# WHAT IS ASKED:
In this exercise, the entries below include pictures. Repeat exactly the lines from the line with "What seaborn and" to the line with "plt.rcParams['font.family'] = ['Noto", including both, but without the pictures.

# INPUT DATA:

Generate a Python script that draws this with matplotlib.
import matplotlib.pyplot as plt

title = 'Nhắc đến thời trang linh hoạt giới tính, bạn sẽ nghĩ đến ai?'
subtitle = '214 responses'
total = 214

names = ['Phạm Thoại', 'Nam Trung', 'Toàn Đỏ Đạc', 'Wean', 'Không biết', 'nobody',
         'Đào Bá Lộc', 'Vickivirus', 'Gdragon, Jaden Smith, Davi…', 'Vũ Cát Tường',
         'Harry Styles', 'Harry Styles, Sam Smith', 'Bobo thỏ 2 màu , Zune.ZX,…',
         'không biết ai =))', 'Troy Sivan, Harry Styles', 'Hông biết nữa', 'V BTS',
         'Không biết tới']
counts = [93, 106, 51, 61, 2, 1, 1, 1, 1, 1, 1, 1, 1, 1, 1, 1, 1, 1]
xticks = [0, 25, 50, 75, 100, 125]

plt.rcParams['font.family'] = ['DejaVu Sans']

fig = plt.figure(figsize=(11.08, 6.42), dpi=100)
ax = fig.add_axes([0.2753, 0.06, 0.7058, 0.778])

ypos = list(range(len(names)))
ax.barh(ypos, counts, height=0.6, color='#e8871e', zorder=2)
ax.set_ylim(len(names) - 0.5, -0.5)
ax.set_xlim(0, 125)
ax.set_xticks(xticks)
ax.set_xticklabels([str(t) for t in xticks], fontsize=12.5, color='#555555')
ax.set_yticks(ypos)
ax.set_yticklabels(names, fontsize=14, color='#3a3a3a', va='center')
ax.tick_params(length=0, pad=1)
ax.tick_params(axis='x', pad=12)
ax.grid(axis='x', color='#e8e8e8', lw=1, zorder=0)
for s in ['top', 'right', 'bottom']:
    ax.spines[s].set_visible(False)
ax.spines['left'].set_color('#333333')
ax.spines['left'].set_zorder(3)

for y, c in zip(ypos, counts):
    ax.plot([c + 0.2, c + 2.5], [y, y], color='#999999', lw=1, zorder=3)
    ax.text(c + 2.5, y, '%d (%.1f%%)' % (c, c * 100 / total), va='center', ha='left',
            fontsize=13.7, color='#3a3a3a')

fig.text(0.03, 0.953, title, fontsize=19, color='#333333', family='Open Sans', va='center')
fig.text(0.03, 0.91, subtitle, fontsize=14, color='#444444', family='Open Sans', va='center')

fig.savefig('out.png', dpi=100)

--

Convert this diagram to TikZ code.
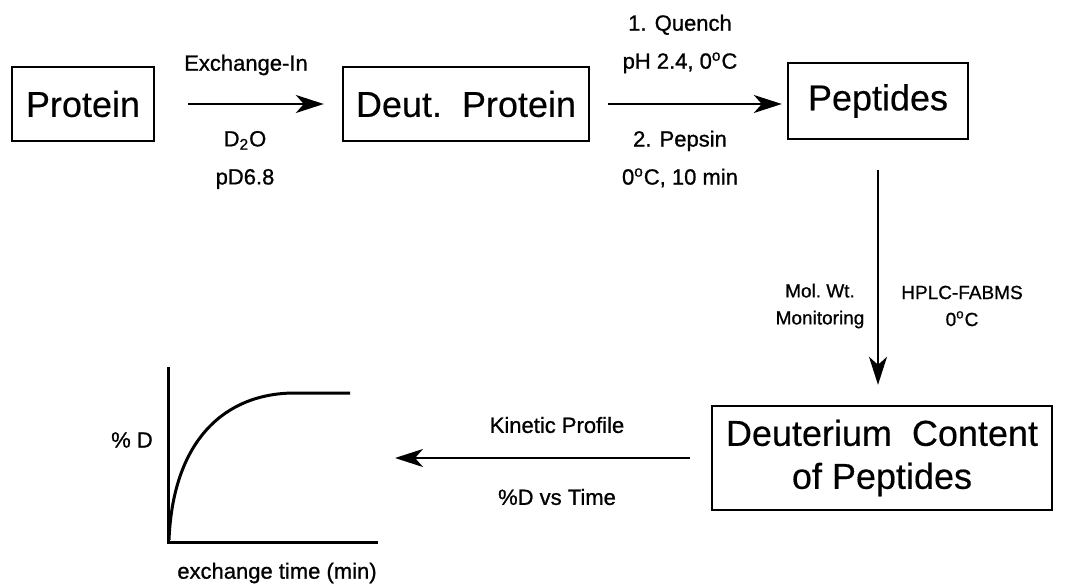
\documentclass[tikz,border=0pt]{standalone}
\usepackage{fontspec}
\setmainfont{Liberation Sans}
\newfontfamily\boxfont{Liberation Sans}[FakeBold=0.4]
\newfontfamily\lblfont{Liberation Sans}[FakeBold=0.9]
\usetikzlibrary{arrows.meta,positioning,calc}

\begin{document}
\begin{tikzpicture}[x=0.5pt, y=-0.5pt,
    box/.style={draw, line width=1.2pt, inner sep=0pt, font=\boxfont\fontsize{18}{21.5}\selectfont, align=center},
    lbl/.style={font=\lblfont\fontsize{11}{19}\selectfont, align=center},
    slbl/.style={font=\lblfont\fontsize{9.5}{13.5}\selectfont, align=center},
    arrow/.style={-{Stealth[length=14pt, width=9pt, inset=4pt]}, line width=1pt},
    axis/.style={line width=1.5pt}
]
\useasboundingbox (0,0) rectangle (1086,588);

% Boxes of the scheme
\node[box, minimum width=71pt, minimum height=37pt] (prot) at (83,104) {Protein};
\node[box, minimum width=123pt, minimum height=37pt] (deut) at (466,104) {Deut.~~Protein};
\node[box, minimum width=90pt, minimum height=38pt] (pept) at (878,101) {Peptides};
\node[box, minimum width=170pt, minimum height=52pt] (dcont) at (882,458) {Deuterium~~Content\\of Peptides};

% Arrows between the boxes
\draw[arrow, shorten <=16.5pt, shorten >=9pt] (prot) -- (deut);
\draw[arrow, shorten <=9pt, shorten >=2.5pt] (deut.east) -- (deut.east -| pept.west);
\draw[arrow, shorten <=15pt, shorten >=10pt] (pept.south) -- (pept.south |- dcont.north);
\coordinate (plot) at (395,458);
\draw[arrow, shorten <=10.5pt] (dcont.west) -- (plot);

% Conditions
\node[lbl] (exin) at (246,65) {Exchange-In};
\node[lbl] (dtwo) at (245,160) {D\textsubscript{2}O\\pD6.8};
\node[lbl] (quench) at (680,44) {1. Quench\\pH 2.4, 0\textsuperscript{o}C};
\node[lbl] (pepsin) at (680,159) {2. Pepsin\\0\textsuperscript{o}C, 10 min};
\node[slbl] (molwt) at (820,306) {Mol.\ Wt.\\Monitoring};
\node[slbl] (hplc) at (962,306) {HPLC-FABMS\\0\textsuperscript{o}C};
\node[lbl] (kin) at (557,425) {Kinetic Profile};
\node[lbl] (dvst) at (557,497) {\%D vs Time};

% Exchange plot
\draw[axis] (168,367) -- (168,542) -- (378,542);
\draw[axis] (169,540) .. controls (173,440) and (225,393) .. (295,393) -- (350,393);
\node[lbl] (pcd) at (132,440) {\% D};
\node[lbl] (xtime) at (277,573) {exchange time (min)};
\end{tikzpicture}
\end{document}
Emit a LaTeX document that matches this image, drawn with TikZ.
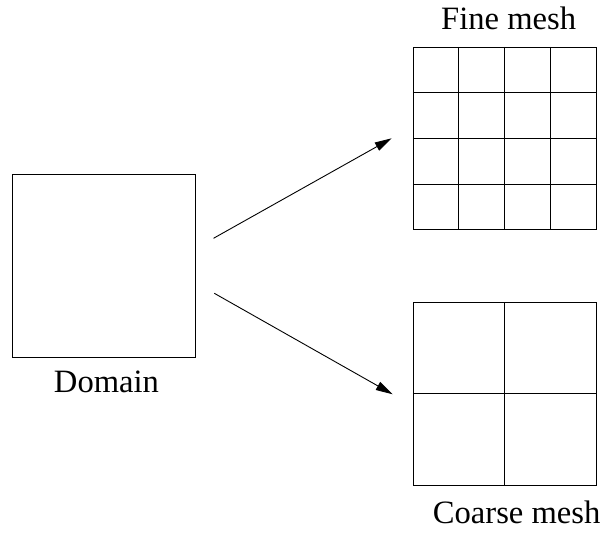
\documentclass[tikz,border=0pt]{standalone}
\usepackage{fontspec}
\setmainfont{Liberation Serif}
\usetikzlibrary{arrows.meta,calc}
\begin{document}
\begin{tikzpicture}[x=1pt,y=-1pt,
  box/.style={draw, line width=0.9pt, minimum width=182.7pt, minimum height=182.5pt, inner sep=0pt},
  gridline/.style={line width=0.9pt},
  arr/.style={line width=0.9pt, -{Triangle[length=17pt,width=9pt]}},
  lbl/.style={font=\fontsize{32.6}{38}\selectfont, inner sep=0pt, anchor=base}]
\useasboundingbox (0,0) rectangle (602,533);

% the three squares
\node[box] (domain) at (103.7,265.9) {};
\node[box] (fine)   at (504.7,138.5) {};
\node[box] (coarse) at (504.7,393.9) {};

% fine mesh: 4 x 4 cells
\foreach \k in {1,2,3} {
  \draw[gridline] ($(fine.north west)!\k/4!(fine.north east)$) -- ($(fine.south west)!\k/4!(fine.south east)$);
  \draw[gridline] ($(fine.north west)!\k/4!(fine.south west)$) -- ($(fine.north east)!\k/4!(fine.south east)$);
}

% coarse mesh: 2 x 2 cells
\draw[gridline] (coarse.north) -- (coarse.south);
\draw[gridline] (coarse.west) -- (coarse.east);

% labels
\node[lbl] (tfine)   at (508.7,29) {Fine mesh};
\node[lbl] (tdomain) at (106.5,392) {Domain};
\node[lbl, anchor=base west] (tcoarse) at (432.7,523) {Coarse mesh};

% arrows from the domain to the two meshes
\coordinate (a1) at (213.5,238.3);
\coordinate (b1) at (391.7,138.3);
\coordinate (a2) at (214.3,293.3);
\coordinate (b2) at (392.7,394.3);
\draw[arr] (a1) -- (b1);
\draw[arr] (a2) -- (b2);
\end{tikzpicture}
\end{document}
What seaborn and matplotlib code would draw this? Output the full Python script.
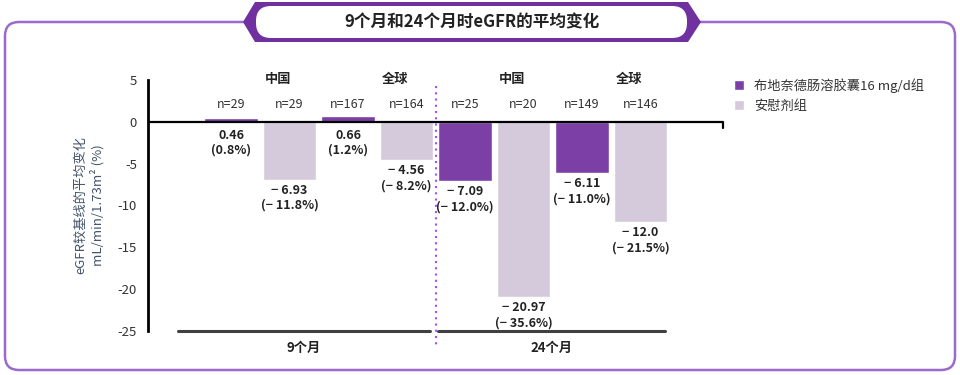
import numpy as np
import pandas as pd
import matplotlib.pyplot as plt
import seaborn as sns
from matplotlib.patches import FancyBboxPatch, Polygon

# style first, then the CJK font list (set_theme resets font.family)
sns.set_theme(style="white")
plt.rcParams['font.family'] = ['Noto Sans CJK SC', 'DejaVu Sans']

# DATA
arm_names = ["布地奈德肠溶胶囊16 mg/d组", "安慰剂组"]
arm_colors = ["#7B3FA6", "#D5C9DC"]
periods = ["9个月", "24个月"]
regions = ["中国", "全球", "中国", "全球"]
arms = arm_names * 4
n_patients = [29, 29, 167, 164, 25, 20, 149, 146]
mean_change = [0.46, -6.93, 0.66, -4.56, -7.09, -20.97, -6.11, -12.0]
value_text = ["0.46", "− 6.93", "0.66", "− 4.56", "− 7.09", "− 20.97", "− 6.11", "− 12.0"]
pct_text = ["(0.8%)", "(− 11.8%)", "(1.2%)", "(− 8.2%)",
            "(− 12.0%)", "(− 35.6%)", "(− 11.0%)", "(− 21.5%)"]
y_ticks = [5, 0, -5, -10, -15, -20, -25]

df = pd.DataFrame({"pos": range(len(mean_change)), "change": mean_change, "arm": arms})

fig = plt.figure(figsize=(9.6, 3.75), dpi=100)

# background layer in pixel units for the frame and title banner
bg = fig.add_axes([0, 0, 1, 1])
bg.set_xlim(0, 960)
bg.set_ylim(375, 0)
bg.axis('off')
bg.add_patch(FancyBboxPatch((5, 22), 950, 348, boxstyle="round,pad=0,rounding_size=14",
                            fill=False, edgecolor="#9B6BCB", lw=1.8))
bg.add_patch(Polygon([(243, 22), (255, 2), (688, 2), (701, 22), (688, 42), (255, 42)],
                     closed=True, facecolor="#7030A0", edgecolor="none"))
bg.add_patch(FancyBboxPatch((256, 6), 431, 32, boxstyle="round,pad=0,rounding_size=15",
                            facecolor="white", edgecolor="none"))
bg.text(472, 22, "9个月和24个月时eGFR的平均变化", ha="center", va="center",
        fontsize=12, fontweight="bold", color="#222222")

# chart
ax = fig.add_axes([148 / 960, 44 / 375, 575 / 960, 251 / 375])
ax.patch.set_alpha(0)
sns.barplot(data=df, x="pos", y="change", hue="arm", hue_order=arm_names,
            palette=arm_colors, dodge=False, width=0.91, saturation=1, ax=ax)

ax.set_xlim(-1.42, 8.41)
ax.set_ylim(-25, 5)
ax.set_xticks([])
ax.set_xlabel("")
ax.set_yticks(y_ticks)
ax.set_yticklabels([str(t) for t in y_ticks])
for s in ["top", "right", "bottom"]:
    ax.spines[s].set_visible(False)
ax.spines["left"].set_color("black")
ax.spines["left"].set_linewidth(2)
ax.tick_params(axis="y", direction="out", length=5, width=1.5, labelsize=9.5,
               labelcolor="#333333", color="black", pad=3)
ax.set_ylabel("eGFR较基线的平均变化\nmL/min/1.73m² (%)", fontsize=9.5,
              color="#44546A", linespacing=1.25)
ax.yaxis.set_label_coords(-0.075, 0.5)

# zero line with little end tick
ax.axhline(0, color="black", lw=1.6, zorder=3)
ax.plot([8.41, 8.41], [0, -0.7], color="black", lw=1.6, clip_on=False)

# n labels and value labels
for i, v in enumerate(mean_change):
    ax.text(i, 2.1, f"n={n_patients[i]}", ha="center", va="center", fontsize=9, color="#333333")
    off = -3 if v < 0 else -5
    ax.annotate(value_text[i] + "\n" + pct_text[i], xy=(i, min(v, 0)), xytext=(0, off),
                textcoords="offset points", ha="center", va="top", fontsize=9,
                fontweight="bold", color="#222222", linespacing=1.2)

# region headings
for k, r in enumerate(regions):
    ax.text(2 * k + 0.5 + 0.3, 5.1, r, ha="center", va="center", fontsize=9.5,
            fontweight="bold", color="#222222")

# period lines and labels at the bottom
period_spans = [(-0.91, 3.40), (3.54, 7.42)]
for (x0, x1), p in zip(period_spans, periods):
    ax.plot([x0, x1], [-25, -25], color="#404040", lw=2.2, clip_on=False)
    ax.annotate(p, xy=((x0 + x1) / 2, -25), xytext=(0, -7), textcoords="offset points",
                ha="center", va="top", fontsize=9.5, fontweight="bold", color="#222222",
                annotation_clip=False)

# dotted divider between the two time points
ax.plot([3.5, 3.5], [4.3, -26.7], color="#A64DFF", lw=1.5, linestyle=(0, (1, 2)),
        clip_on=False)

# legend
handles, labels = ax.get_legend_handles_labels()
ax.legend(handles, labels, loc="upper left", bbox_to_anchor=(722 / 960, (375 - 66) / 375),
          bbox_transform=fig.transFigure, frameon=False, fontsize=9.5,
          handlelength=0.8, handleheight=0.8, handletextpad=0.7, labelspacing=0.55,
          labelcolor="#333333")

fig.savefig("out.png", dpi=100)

# CORRECT RESULT:
What seaborn and matplotlib code would draw this? Output the full Python script.
import numpy as np
import pandas as pd
import matplotlib.pyplot as plt
import seaborn as sns
from matplotlib.patches import FancyBboxPatch, Polygon

# style first, then the CJK font list (set_theme resets font.family)
sns.set_theme(style="white")
plt.rcParams['font.family'] = ['Noto Sans CJK SC', 'DejaVu Sans']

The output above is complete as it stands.